Várias vezes, em análises da Escotilha, discorremos sobre a onda crescente de obras dentro do espectro true crime, que fascina muita gente por recontar histórias de crimes que realmente aconteceram. O fato de que esse gênero tem sido super explorado (muitas vezes, em prol de um certo prazer questionável de saber que aqueles fatos ocorreram com outras pessoas, e não conosco) não significa que não possa haver boas produções. O documentário A Vítima Invisível: O Caso Eliza Samudio é um caso de uma obra de grande qualidade, por diferentes aspectos.
Com direção de Juliana Antunes, o longa da Netflix acerta, primeiramente, por conta da relevância do tema: ele fala da morte em 2010 de Eliza Samudio, modelo que foi amante do goleiro Bruno, então uma estrela em ascensão no Flamengo. Eliza havia tido um filho com o jogador, e havia denunciado publicamente as ameaças que recebeu de Bruno e dos asseclas que o cercavam.
O caso, com toques de filmes de horror, foi amplamente noticiado na época, e o corpo de Eliza nunca foi encontrado. Em 2013, a juíza Marixa Fabiane Lopes decretou que fosse emitida a certidão de óbito da modelo. Junto dos “funcionários” que o ajudaram a cometer o crime, Bruno acabou condenado a 22 anos de prisão pelo assassinato, pois a investigação concluiu que ela teria sido atraída para o sítio do jogador em Esmeraldas, no estado de Minas Gerais, onde foi assassinada. Eliza nunca mais foi encontrada e o bebê Bruninho, que estava com ela, foi entregue a outras pessoas.
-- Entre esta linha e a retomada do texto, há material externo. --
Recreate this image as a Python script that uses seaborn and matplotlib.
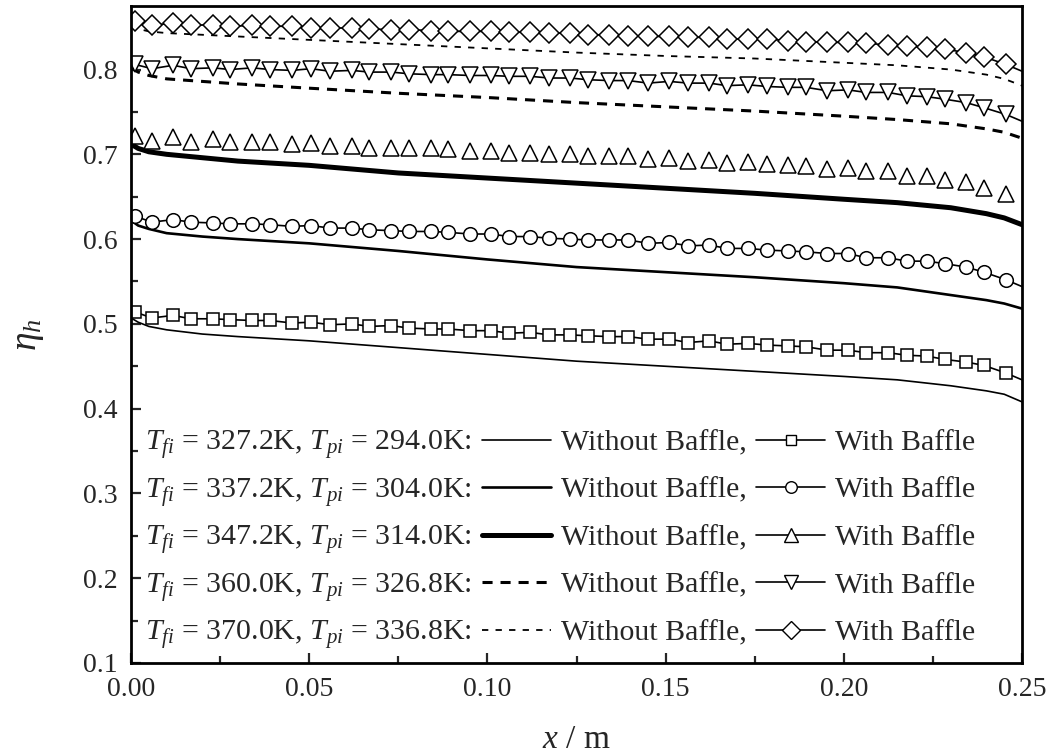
import matplotlib
matplotlib.use("Agg")
import matplotlib.pyplot as plt
from matplotlib.lines import Line2D
from matplotlib.ticker import MultipleLocator, FormatStrFormatter
import seaborn as sns

# ---- data -----------------------------------------------------------------
# axial position of the smooth (no baffle) profiles
x_plain = [0.0, 0.002, 0.005, 0.01, 0.02, 0.03, 0.05, 0.075, 0.10, 0.125,
           0.15, 0.175, 0.20, 0.215, 0.23, 0.24, 0.245, 0.25]

eta_plain_1 = [0.507, 0.502, 0.497, 0.493, 0.488, 0.485, 0.480, 0.472, 0.464, 0.456,
               0.450, 0.444, 0.438, 0.434, 0.427, 0.421, 0.417, 0.408]
eta_plain_2 = [0.622, 0.616, 0.612, 0.607, 0.603, 0.600, 0.595, 0.586, 0.576, 0.567,
               0.561, 0.555, 0.548, 0.543, 0.534, 0.528, 0.524, 0.518]
eta_plain_3 = [0.712, 0.707, 0.703, 0.700, 0.696, 0.692, 0.687, 0.678, 0.672, 0.666,
               0.660, 0.654, 0.647, 0.643, 0.637, 0.630, 0.625, 0.617]
eta_plain_4 = [0.802, 0.797, 0.793, 0.789, 0.786, 0.783, 0.778, 0.772, 0.767, 0.761,
               0.756, 0.751, 0.745, 0.741, 0.736, 0.730, 0.726, 0.719]
eta_plain_5 = [0.852, 0.848, 0.845, 0.843, 0.841, 0.839, 0.835, 0.830, 0.825, 0.820,
               0.816, 0.813, 0.808, 0.805, 0.800, 0.794, 0.789, 0.781]

# axial positions of the baffled profiles (last entry = channel exit)
x_baffle = [0.0011, 0.0059, 0.0118, 0.0168, 0.0230, 0.0278, 0.0340, 0.0390, 0.0452,
            0.0505, 0.0558, 0.0620, 0.0668, 0.0730, 0.0780, 0.0842, 0.0889, 0.0951,
            0.1010, 0.1061, 0.1120, 0.1173, 0.1232, 0.1282, 0.1341, 0.1395, 0.1451,
            0.1510, 0.1563, 0.1622, 0.1672, 0.1731, 0.1785, 0.1843, 0.1894, 0.1953,
            0.2012, 0.2062, 0.2124, 0.2177, 0.2233, 0.2284, 0.2343, 0.2393, 0.2455,
            0.2500]

eta_baffle_1 = [0.514, 0.507, 0.510, 0.506, 0.506, 0.505, 0.504, 0.504, 0.501, 0.502,
                0.499, 0.500, 0.497, 0.498, 0.495, 0.494, 0.494, 0.492, 0.492, 0.489,
                0.490, 0.487, 0.487, 0.486, 0.485, 0.485, 0.482, 0.482, 0.478, 0.480,
                0.476, 0.477, 0.475, 0.474, 0.473, 0.469, 0.469, 0.466, 0.466, 0.463,
                0.462, 0.458, 0.455, 0.451, 0.442, 0.434]
eta_baffle_2 = [0.627, 0.620, 0.623, 0.620, 0.619, 0.618, 0.618, 0.617, 0.615, 0.616,
                0.613, 0.613, 0.611, 0.610, 0.609, 0.609, 0.608, 0.606, 0.606, 0.603,
                0.603, 0.601, 0.600, 0.599, 0.599, 0.599, 0.595, 0.596, 0.592, 0.593,
                0.589, 0.589, 0.587, 0.586, 0.585, 0.583, 0.583, 0.578, 0.578, 0.574,
                0.574, 0.571, 0.567, 0.561, 0.552, 0.544]
eta_baffle_3 = [0.722, 0.716, 0.721, 0.714, 0.718, 0.714, 0.714, 0.714, 0.712, 0.713,
                0.710, 0.710, 0.708, 0.708, 0.707, 0.707, 0.706, 0.704, 0.704, 0.702,
                0.702, 0.700, 0.700, 0.698, 0.698, 0.698, 0.695, 0.696, 0.692, 0.693,
                0.690, 0.691, 0.688, 0.687, 0.686, 0.683, 0.684, 0.680, 0.680, 0.675,
                0.674, 0.670, 0.667, 0.660, 0.653, 0.645]
eta_baffle_4 = [0.806, 0.801, 0.805, 0.801, 0.802, 0.800, 0.802, 0.800, 0.799, 0.801,
                0.798, 0.799, 0.797, 0.797, 0.795, 0.794, 0.794, 0.793, 0.793, 0.792,
                0.792, 0.790, 0.790, 0.788, 0.787, 0.787, 0.784, 0.786, 0.784, 0.784,
                0.781, 0.782, 0.780, 0.779, 0.779, 0.775, 0.776, 0.773, 0.773, 0.769,
                0.768, 0.765, 0.761, 0.755, 0.747, 0.739]
eta_baffle_5 = [0.857, 0.852, 0.855, 0.852, 0.853, 0.851, 0.852, 0.851, 0.851, 0.849,
                0.849, 0.849, 0.848, 0.847, 0.847, 0.846, 0.845, 0.845, 0.845, 0.844,
                0.844, 0.843, 0.843, 0.841, 0.841, 0.840, 0.839, 0.839, 0.838, 0.838,
                0.836, 0.836, 0.836, 0.834, 0.833, 0.832, 0.832, 0.831, 0.829, 0.828,
                0.826, 0.824, 0.820, 0.815, 0.806, 0.798]

conditions = [
    r"$T_{fi}$ = 327.2K, $T_{pi}$ = 294.0K:",
    r"$T_{fi}$ = 337.2K, $T_{pi}$ = 304.0K:",
    r"$T_{fi}$ = 347.2K, $T_{pi}$ = 314.0K:",
    r"$T_{fi}$ = 360.0K, $T_{pi}$ = 326.8K:",
    r"$T_{fi}$ = 370.0K, $T_{pi}$ = 336.8K:",
]
label_plain = "Without Baffle,"
label_baffle = "With Baffle"

# ---- style ----------------------------------------------------------------
sns.set_theme(style="ticks")
plt.rcParams.update({
    "font.family": ["Liberation Serif", "DejaVu Serif"],
    "mathtext.fontset": "custom",
    "mathtext.rm": "Liberation Serif",
    "mathtext.it": "Liberation Serif:italic",
    "mathtext.bf": "Liberation Serif:bold",
    "axes.linewidth": 2.0,
    "xtick.direction": "in",
    "ytick.direction": "in",
})

plain_styles = [
    dict(linewidth=1.2, linestyle="-"),
    dict(linewidth=1.9, linestyle="-"),
    dict(linewidth=3.6, linestyle="-"),
    dict(linewidth=2.2, linestyle=(0, (3.3, 2.6))),
    dict(linewidth=1.3, linestyle=(0, (3.5, 4.0))),
]
baffle_styles = [
    dict(marker="s", markersize=8.8, linestyle="-"),
    dict(marker="o", markersize=9.8, linestyle="-"),
    dict(marker="^", markersize=12.0, linestyle="none"),
    dict(marker="v", markersize=12.0, linestyle="-"),
    dict(marker="D", markersize=10.3, linestyle="-"),
]

fig = plt.figure(figsize=(10.49, 7.54), dpi=100)
ax = fig.add_axes([0.1249, 0.1207, 0.8494, 0.8714])

plain_series = [eta_plain_1, eta_plain_2, eta_plain_3, eta_plain_4, eta_plain_5]
baffle_series = [eta_baffle_1, eta_baffle_2, eta_baffle_3, eta_baffle_4, eta_baffle_5]
n_marks = len(x_baffle) - 1

for y, st in zip(plain_series, plain_styles):
    sns.lineplot(x=x_plain, y=y, ax=ax, color="black", errorbar=None,
                 **st)

for y, st in zip(baffle_series, baffle_styles):
    sns.lineplot(x=x_baffle, y=y, ax=ax, color="black", errorbar=None,
                 linewidth=1.2, markerfacecolor="white", markeredgecolor="black",
                 markeredgewidth=1.1, markevery=list(range(n_marks)), **st)

# ---- axes -----------------------------------------------------------------
ax.set_xlim(0.0, 0.25)
ax.set_ylim(0.1, 0.875)
ax.xaxis.set_major_locator(MultipleLocator(0.05))
ax.xaxis.set_minor_locator(MultipleLocator(0.025))
ax.yaxis.set_major_locator(MultipleLocator(0.1))
ax.yaxis.set_minor_locator(MultipleLocator(0.05))
ax.xaxis.set_major_formatter(FormatStrFormatter("%.2f"))
ax.yaxis.set_major_formatter(FormatStrFormatter("%.1f"))
ax.tick_params(which="major", length=7, width=1.6, labelsize=20, pad=10,
               top=False, right=False)
ax.tick_params(which="minor", length=5, width=1.6, top=False, right=False)
for sp in ax.spines.values():
    sp.set_visible(True)
    sp.set_linewidth(2.0)
    sp.set_color("black")

ax.set_xlabel(r"$x$ / m", fontsize=24, labelpad=16)
ax.set_ylabel(r"$\eta_h$", fontsize=27, labelpad=26)

# ---- legend ---------------------------------------------------------------
plain_handles = [Line2D([], [], color="black", **st) for st in plain_styles]
baffle_handles = []
for st in baffle_styles:
    s = dict(st)
    s["linestyle"] = "-"
    s["markersize"] = s["markersize"] * 0.85
    baffle_handles.append(Line2D([], [], color="black", linewidth=1.2,
                                 markerfacecolor="white", markeredgecolor="black",
                                 markeredgewidth=1.0, **s))

leg = ax.legend(handles=plain_handles + baffle_handles,
                labels=[label_plain] * 5 + [label_baffle] * 5,
                ncol=2, loc="upper left", bbox_to_anchor=(0.394, 0.356),
                frameon=False, fontsize=21.5, handlelength=2.3,
                handletextpad=0.33, columnspacing=0.33, labelspacing=0.69,
                borderpad=0, borderaxespad=0, numpoints=1)

# condition labels sit on the same baselines as the legend rows
fig.canvas.draw()
inv = ax.transAxes.inverted()
for txt, cond in zip(leg.get_texts()[:5], conditions):
    _, yb = inv.transform(txt.get_transform().transform((0, 0)))
    ax.text(0.0157, yb, cond, transform=ax.transAxes, fontsize=21.5,
            ha="left", va="baseline")

fig.savefig("out.png", dpi=100)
Todo o caso repercutiu muito enquanto os fatos transcorriam, sendo muito explorado pelos programas sensacionalistas – o apresentador Ratinho chegou a prometer uma recompensa por quem trouxesse Eliza viva. Mas o mais impressionante de toda a história, como A Vítima Invisível bem esclarece, é que Eliza, como diz uma das entrevistas, fez “tudo certo”. Ele anunciou a quatro ventos que estavam correndo risco de vida e, mesmo assim, não foi protegida.
Caso Eliza Samudio: por que importa?
Catorze anos depois do assassinato de Eliza Samudio, a história contada em A Vítima Invisível choca, infelizmente, mais do que provavelmente chocou na época da ocorrência da morte. O background de Eliza (o que incluía uma infância paupérrima no Paraná, vinda de uma família desestruturada, e a ambição de se tornar algo maior do que o seu contexto) fez com que ela fosse enquadrada rapidamente por um viés negativo, como a “maria chuteira” que queria levar vantagem em cima de um jogador famoso.
No Rio de Janeiro, ela se tornou amante de Bruno, enquanto ele mesmo tinha noiva e várias outras namoradas (obviamente, o julgamento da opinião pública pendeu mais para as mulheres do que para ele).
O caso de Eliza Samudio tem forte interesse público, diferente de tantas outras narrativas true crime, pois fala de algo que diz respeito a muita gente: a misoginia vigente que, ano após ano, continua existindo como uma praga invisível.
Impetuosa, ao ficar grávida, Eliza resolveu levar sua história para a imprensa, dando várias entrevistas para jornais e programas de TV, além de ter produzido uma forte declaração na frente de uma delegacia sobre as ameaças que estava sofrendo. E, para completar a consolidação do estigma em torno dela, Eliza Samudio também teve uma rápida participação em filmes pornográficos enquanto morou em São Paulo e precisava de dinheiro. Tudo isso, como vemos, solidificou a ideia de que sua vida valia pouco.
O depoimento de uma advogada, que representa Sonia Fatima Moura, mãe de Eliza, é contundente: ela fez tudo certo, e trouxe a público todas as ameaças que vinha sofrendo, mas mesmo assim o Estado não a protegeu. Sonia então arremata: Eliza não tinha medo de nada, e o medo é um fator essencial para a vida – especialmente das mulheres.
Todo o caso de Eliza Samudio, portanto, tem forte interesse público, diferente de tantas outras narrativas true crime, pois fala de algo que diz respeito a muita gente: a misoginia vigente que, ano após ano, continua existindo como uma praga invisível. Não por acaso, vale dizer, ao ser solto em liberdade condicional em janeiro de 2023, Bruno conseguiu retomar minimamente sua carreira como atleta, e até se casou de novo. Já Eliza, eternamente perpetuada pelo crime terrível do qual foi vítima, sobrevive pelo legado de sua história.
Ao trazer novamente o caso de forma respeitosa e jornalística, Netflix faz um baita acerto em A Vítima Invisível: O Caso Eliza Samudio. Vale muito conferir.